▶ Goal of the exercise: Skip every picture and transcribe the remaining material exactly.

▶ Information supplied:
[start]
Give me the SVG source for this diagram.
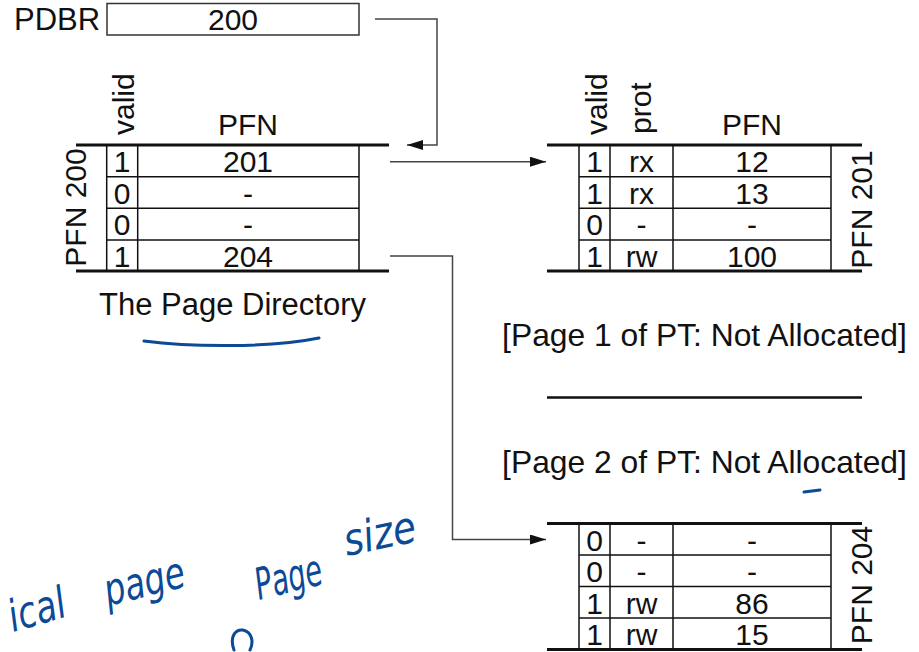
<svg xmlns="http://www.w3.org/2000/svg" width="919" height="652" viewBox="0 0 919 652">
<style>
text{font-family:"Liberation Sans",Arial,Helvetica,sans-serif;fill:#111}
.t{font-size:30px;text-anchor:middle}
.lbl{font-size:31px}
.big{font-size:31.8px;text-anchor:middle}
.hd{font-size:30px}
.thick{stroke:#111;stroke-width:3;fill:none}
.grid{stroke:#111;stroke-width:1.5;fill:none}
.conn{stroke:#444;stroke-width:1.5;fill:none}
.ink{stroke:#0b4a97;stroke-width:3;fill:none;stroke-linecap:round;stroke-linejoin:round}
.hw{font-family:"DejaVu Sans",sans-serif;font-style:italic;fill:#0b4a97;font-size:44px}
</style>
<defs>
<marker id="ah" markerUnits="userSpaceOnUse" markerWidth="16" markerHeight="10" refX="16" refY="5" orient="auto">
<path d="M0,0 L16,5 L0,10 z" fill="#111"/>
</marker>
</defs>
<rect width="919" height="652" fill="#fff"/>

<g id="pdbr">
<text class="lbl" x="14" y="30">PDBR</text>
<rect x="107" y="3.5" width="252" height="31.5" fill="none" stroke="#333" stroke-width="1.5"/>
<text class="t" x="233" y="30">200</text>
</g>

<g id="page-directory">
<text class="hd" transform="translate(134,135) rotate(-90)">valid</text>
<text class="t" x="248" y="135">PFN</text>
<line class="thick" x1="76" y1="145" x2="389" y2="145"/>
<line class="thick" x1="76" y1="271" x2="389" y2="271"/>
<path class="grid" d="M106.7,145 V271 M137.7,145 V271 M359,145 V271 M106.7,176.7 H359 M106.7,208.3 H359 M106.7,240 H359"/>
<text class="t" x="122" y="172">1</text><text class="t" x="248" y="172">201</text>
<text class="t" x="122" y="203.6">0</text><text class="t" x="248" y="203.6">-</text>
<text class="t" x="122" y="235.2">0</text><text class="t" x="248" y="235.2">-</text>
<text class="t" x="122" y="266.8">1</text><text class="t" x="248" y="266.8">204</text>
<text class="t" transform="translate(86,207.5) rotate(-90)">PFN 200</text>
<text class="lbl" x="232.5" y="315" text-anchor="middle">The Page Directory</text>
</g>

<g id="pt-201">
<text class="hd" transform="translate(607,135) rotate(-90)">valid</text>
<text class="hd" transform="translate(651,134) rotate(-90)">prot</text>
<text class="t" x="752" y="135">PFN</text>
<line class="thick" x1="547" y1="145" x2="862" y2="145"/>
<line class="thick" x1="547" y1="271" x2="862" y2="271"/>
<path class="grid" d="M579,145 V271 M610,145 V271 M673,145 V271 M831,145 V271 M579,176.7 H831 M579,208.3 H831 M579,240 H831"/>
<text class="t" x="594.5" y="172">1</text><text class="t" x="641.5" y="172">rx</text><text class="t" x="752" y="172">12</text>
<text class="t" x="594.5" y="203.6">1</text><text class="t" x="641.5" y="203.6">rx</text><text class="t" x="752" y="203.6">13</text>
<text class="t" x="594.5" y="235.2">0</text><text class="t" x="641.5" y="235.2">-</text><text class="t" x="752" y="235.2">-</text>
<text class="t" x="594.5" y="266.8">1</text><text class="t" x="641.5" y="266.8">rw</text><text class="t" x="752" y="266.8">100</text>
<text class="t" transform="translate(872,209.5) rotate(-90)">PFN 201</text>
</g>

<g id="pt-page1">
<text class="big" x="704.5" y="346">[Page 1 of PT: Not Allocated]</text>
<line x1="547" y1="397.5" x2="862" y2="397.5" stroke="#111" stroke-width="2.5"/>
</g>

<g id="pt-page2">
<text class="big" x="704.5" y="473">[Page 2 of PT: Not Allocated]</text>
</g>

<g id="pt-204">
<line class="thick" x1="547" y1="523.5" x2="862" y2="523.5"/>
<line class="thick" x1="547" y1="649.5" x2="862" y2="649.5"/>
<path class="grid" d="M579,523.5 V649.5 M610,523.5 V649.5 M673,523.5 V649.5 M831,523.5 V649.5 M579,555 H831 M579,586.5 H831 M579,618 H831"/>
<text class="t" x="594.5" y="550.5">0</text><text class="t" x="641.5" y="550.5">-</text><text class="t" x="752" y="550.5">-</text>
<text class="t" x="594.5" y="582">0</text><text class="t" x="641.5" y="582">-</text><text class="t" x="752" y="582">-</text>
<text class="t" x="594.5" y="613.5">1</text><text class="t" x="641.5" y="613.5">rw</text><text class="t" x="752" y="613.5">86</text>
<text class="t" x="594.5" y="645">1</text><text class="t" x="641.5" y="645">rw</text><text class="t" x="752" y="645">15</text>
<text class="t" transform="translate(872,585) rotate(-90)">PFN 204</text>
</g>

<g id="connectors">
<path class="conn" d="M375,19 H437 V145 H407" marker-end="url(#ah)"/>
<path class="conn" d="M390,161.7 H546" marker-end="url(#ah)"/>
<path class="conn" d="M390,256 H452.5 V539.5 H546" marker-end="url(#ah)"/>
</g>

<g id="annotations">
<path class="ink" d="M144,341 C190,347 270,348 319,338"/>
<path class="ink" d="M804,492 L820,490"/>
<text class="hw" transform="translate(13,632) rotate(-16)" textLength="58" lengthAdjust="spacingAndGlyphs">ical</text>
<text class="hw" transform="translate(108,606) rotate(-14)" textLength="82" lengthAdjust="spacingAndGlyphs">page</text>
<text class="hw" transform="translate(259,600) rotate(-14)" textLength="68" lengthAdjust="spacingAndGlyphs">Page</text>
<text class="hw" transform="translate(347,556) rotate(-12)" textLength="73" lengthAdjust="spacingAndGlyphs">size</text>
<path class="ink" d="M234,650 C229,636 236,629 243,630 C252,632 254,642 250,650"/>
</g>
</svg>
[end]
▶ Result of the exercise:
Give me the SVG source for this diagram.
<svg xmlns="http://www.w3.org/2000/svg" width="919" height="652" viewBox="0 0 919 652">
<style>
text{font-family:"Liberation Sans",Arial,Helvetica,sans-serif;fill:#111}
.t{font-size:30px;text-anchor:middle}
.lbl{font-size:31px}
.big{font-size:31.8px;text-anchor:middle}
.hd{font-size:30px}
.thick{stroke:#111;stroke-width:3;fill:none}
.grid{stroke:#111;stroke-width:1.5;fill:none}
.conn{stroke:#444;stroke-width:1.5;fill:none}
.ink{stroke:#0b4a97;stroke-width:3;fill:none;stroke-linecap:round;stroke-linejoin:round}
.hw{font-family:"DejaVu Sans",sans-serif;font-style:italic;fill:#0b4a97;font-size:44px}
</style>
<defs>
<marker id="ah" markerUnits="userSpaceOnUse" markerWidth="16" markerHeight="10" refX="16" refY="5" orient="auto">
<path d="M0,0 L16,5 L0,10 z" fill="#111"/>
</marker>
</defs>
<rect width="919" height="652" fill="#fff"/>

<g id="pdbr">
<text class="lbl" x="14" y="30">PDBR</text>
<rect x="107" y="3.5" width="252" height="31.5" fill="none" stroke="#333" stroke-width="1.5"/>
<text class="t" x="233" y="30">200</text>
</g>

<g id="page-directory">
<text class="hd" transform="translate(134,135) rotate(-90)">valid</text>
<text class="t" x="248" y="135">PFN</text>
<line class="thick" x1="76" y1="145" x2="389" y2="145"/>
<line class="thick" x1="76" y1="271" x2="389" y2="271"/>
<path class="grid" d="M106.7,145 V271 M137.7,145 V271 M359,145 V271 M106.7,176.7 H359 M106.7,208.3 H359 M106.7,240 H359"/>
<text class="t" x="122" y="172">1</text><text class="t" x="248" y="172">201</text>
<text class="t" x="122" y="203.6">0</text><text class="t" x="248" y="203.6">-</text>
<text class="t" x="122" y="235.2">0</text><text class="t" x="248" y="235.2">-</text>
<text class="t" x="122" y="266.8">1</text><text class="t" x="248" y="266.8">204</text>
<text class="t" transform="translate(86,207.5) rotate(-90)">PFN 200</text>
<text class="lbl" x="232.5" y="315" text-anchor="middle">The Page Directory</text>
</g>

<g id="pt-201">
<text class="hd" transform="translate(607,135) rotate(-90)">valid</text>
<text class="hd" transform="translate(651,134) rotate(-90)">prot</text>
<text class="t" x="752" y="135">PFN</text>
<line class="thick" x1="547" y1="145" x2="862" y2="145"/>
<line class="thick" x1="547" y1="271" x2="862" y2="271"/>
<path class="grid" d="M579,145 V271 M610,145 V271 M673,145 V271 M831,145 V271 M579,176.7 H831 M579,208.3 H831 M579,240 H831"/>
<text class="t" x="594.5" y="172">1</text><text class="t" x="641.5" y="172">rx</text><text class="t" x="752" y="172">12</text>
<text class="t" x="594.5" y="203.6">1</text><text class="t" x="641.5" y="203.6">rx</text><text class="t" x="752" y="203.6">13</text>
<text class="t" x="594.5" y="235.2">0</text><text class="t" x="641.5" y="235.2">-</text><text class="t" x="752" y="235.2">-</text>
<text class="t" x="594.5" y="266.8">1</text><text class="t" x="641.5" y="266.8">rw</text><text class="t" x="752" y="266.8">100</text>
<text class="t" transform="translate(872,209.5) rotate(-90)">PFN 201</text>
</g>

<g id="pt-page1">
<text class="big" x="704.5" y="346">[Page 1 of PT: Not Allocated]</text>
<line x1="547" y1="397.5" x2="862" y2="397.5" stroke="#111" stroke-width="2.5"/>
</g>

<g id="pt-page2">
<text class="big" x="704.5" y="473">[Page 2 of PT: Not Allocated]</text>
</g>

<g id="pt-204">
<line class="thick" x1="547" y1="523.5" x2="862" y2="523.5"/>
<line class="thick" x1="547" y1="649.5" x2="862" y2="649.5"/>
<path class="grid" d="M579,523.5 V649.5 M610,523.5 V649.5 M673,523.5 V649.5 M831,523.5 V649.5 M579,555 H831 M579,586.5 H831 M579,618 H831"/>
<text class="t" x="594.5" y="550.5">0</text><text class="t" x="641.5" y="550.5">-</text><text class="t" x="752" y="550.5">-</text>
<text class="t" x="594.5" y="582">0</text><text class="t" x="641.5" y="582">-</text><text class="t" x="752" y="582">-</text>
<text class="t" x="594.5" y="613.5">1</text><text class="t" x="641.5" y="613.5">rw</text><text class="t" x="752" y="613.5">86</text>
<text class="t" x="594.5" y="645">1</text><text class="t" x="641.5" y="645">rw</text><text class="t" x="752" y="645">15</text>
<text class="t" transform="translate(872,585) rotate(-90)">PFN 204</text>
</g>

<g id="connectors">
<path class="conn" d="M375,19 H437 V145 H407" marker-end="url(#ah)"/>
<path class="conn" d="M390,161.7 H546" marker-end="url(#ah)"/>
<path class="conn" d="M390,256 H452.5 V539.5 H546" marker-end="url(#ah)"/>
</g>

<g id="annotations">
<path class="ink" d="M144,341 C190,347 270,348 319,338"/>
<path class="ink" d="M804,492 L820,490"/>
<text class="hw" transform="translate(13,632) rotate(-16)" textLength="58" lengthAdjust="spacingAndGlyphs">ical</text>
<text class="hw" transform="translate(108,606) rotate(-14)" textLength="82" lengthAdjust="spacingAndGlyphs">page</text>
<text class="hw" transform="translate(259,600) rotate(-14)" textLength="68" lengthAdjust="spacingAndGlyphs">Page</text>
<text class="hw" transform="translate(347,556) rotate(-12)" textLength="73" lengthAdjust="spacingAndGlyphs">size</text>
<path class="ink" d="M234,650 C229,636 236,629 243,630 C252,632 254,642 250,650"/>
</g>
</svg>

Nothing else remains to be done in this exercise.